TASK REQUIREMENTS
Copy out the listing that follows exactly, dropping every picture.

MATERIAL PROVIDED
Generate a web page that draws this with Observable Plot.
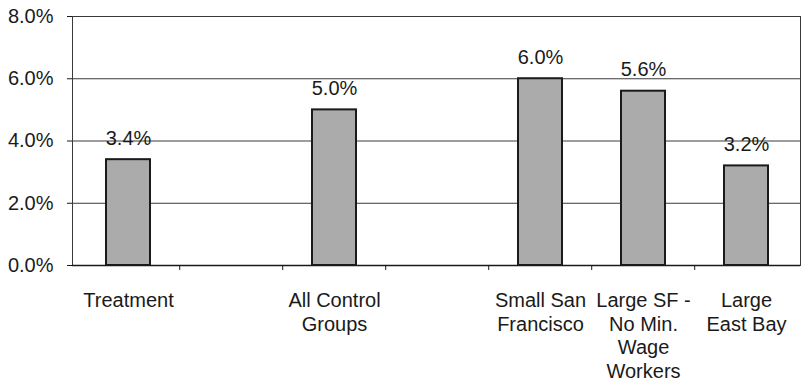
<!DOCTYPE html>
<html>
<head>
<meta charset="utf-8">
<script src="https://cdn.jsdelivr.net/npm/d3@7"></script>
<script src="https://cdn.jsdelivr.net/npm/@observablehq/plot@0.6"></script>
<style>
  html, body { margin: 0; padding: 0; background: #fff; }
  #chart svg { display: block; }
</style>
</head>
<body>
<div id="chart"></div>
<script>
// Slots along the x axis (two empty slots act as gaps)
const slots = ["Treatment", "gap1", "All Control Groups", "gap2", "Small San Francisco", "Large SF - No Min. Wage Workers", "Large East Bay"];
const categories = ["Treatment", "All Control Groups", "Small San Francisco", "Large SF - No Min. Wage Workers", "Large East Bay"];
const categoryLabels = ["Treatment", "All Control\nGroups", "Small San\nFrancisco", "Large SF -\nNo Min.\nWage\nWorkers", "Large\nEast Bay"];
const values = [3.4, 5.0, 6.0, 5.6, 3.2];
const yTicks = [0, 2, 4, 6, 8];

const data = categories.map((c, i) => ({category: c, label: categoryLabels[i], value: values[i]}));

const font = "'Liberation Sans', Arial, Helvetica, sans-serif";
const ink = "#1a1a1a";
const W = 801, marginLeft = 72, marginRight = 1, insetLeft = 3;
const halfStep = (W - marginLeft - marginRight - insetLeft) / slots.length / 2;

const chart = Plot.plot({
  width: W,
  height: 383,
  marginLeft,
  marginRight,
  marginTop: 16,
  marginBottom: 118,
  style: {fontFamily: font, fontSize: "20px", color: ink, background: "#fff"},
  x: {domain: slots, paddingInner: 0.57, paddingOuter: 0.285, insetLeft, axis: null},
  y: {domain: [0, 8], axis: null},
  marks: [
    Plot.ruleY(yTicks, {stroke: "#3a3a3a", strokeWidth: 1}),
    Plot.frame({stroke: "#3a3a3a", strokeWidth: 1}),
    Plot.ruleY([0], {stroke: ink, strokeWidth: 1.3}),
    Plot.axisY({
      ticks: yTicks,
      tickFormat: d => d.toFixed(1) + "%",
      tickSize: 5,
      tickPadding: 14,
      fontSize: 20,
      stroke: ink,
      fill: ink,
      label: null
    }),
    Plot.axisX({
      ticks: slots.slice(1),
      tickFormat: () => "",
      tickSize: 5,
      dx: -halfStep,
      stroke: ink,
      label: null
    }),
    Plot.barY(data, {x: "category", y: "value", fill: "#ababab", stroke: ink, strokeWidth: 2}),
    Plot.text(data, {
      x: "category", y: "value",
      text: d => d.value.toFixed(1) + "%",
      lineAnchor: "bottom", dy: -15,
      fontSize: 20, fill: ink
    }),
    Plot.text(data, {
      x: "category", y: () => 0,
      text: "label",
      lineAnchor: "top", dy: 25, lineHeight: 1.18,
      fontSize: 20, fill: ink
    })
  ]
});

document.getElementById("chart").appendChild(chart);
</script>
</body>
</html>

FINAL ANSWER
Generate a web page that draws this with Observable Plot.
<!DOCTYPE html>
<html>
<head>
<meta charset="utf-8">
<script src="https://cdn.jsdelivr.net/npm/d3@7"></script>
<script src="https://cdn.jsdelivr.net/npm/@observablehq/plot@0.6"></script>
<style>
  html, body { margin: 0; padding: 0; background: #fff; }
  #chart svg { display: block; }
</style>
</head>
<body>
<div id="chart"></div>
<script>
// Slots along the x axis (two empty slots act as gaps)
const slots = ["Treatment", "gap1", "All Control Groups", "gap2", "Small San Francisco", "Large SF - No Min. Wage Workers", "Large East Bay"];
const categories = ["Treatment", "All Control Groups", "Small San Francisco", "Large SF - No Min. Wage Workers", "Large East Bay"];
const categoryLabels = ["Treatment", "All Control\nGroups", "Small San\nFrancisco", "Large SF -\nNo Min.\nWage\nWorkers", "Large\nEast Bay"];
const values = [3.4, 5.0, 6.0, 5.6, 3.2];
const yTicks = [0, 2, 4, 6, 8];

const data = categories.map((c, i) => ({category: c, label: categoryLabels[i], value: values[i]}));

const font = "'Liberation Sans', Arial, Helvetica, sans-serif";
const ink = "#1a1a1a";
const W = 801, marginLeft = 72, marginRight = 1, insetLeft = 3;
const halfStep = (W - marginLeft - marginRight - insetLeft) / slots.length / 2;

const chart = Plot.plot({
  width: W,
  height: 383,
  marginLeft,
  marginRight,
  marginTop: 16,
  marginBottom: 118,
  style: {fontFamily: font, fontSize: "20px", color: ink, background: "#fff"},
  x: {domain: slots, paddingInner: 0.57, paddingOuter: 0.285, insetLeft, axis: null},
  y: {domain: [0, 8], axis: null},
  marks: [
    Plot.ruleY(yTicks, {stroke: "#3a3a3a", strokeWidth: 1}),
    Plot.frame({stroke: "#3a3a3a", strokeWidth: 1}),
    Plot.ruleY([0], {stroke: ink, strokeWidth: 1.3}),
    Plot.axisY({
      ticks: yTicks,
      tickFormat: d => d.toFixed(1) + "%",
      tickSize: 5,
      tickPadding: 14,
      fontSize: 20,
      stroke: ink,
      fill: ink,
      label: null
    }),
    Plot.axisX({
      ticks: slots.slice(1),
      tickFormat: () => "",
      tickSize: 5,
      dx: -halfStep,
      stroke: ink,
      label: null
    }),
    Plot.barY(data, {x: "category", y: "value", fill: "#ababab", stroke: ink, strokeWidth: 2}),
    Plot.text(data, {
      x: "category", y: "value",
      text: d => d.value.toFixed(1) + "%",
      lineAnchor: "bottom", dy: -15,
      fontSize: 20, fill: ink
    }),
    Plot.text(data, {
      x: "category", y: () => 0,
      text: "label",
      lineAnchor: "top", dy: 25, lineHeight: 1.18,
      fontSize: 20, fill: ink
    })
  ]
});

document.getElementById("chart").appendChild(chart);
</script>
</body>
</html>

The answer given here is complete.